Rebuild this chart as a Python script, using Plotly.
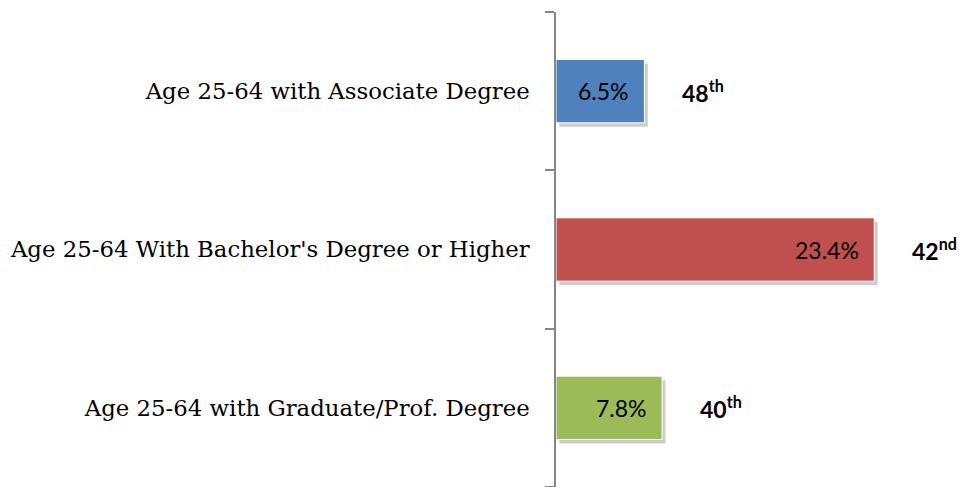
import plotly.graph_objects as go

# Данные
categories = [
    'Age 25-64 with Associate Degree',
    "Age 25-64 With Bachelor's Degree or Higher",
    'Age 25-64 with Graduate/Prof. Degree',
]
values = [6.5, 23.4, 7.8]
value_labels = ['6.5%', '23.4%', '7.8%']
ranks = ['48<sup>th</sup>', '42<sup>nd</sup>', '40<sup>th</sup>']
colors = ['#4F81BD', '#C0504D', '#9BBB59']

fig = go.Figure()

# тень под столбцами (на нижних осях со сдвинутым диапазоном)
fig.add_trace(go.Bar(
    y=categories,
    x=values,
    orientation='h',
    marker=dict(color='rgba(0,0,0,0.2)', line=dict(width=0)),
    hoverinfo='skip',
    showlegend=False
))

# сами столбцы на верхних осях
fig.add_trace(go.Bar(
    y=categories,
    x=values,
    orientation='h',
    marker=dict(color=colors, line=dict(color='white', width=1)),
    xaxis='x2',
    yaxis='y2',
    showlegend=False
))

for cat, v, lab, rk in zip(categories, values, value_labels, ranks):
    fig.add_annotation(
        x=v, y=cat, xref='x2', yref='y2', text=lab, showarrow=False,
        xanchor='right', xshift=-13,
        font=dict(family='Lato', size=23, color='black')
    )
    fig.add_annotation(
        x=v, y=cat, xref='x2', yref='y2', text='<b>' + rk + '</b>', showarrow=False,
        xanchor='left', xshift=36,
        font=dict(family='Lato', size=23, color='black')
    )

# страница смещена на 8px (отступ body), поэтому поля слева и сверху меньше
fig.update_layout(
    width=967,
    height=479,
    margin=dict(l=548, r=11, t=4, b=0),
    plot_bgcolor='white',
    paper_bgcolor='white',
    bargap=0.6,
    xaxis=dict(range=[-0.25, 29.75], visible=False, automargin=False),
    yaxis=dict(
        categoryorder='array',
        categoryarray=categories[::-1],
        range=[-0.475, 2.525],
        visible=False,
        automargin=False
    ),
    xaxis2=dict(range=[0, 30], visible=False, overlaying='x', anchor='y2', automargin=False),
    yaxis2=dict(
        categoryorder='array',
        categoryarray=categories[::-1],
        range=[-0.5, 2.5],
        overlaying='y',
        anchor='x2',
        side='left',
        automargin=False,
        showline=True,
        linecolor='#868686',
        linewidth=1.5,
        ticks='outside',
        tickson='boundaries',
        ticklen=9,
        tickcolor='#868686',
        tickwidth=1.5,
        ticklabelstandoff=20,
        tickfont=dict(family='DejaVu Serif', size=22.8, color='black'),
    ),
)

fig.write_html('out.html')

- [REQUEST]
Pictures stay out. Repeat only the lines from the beginning of the data through the line that has "import plotly.graph_objects as go".

- [RESPONSE BELOW]
Rebuild this chart as a Python script, using Plotly.
import plotly.graph_objects as go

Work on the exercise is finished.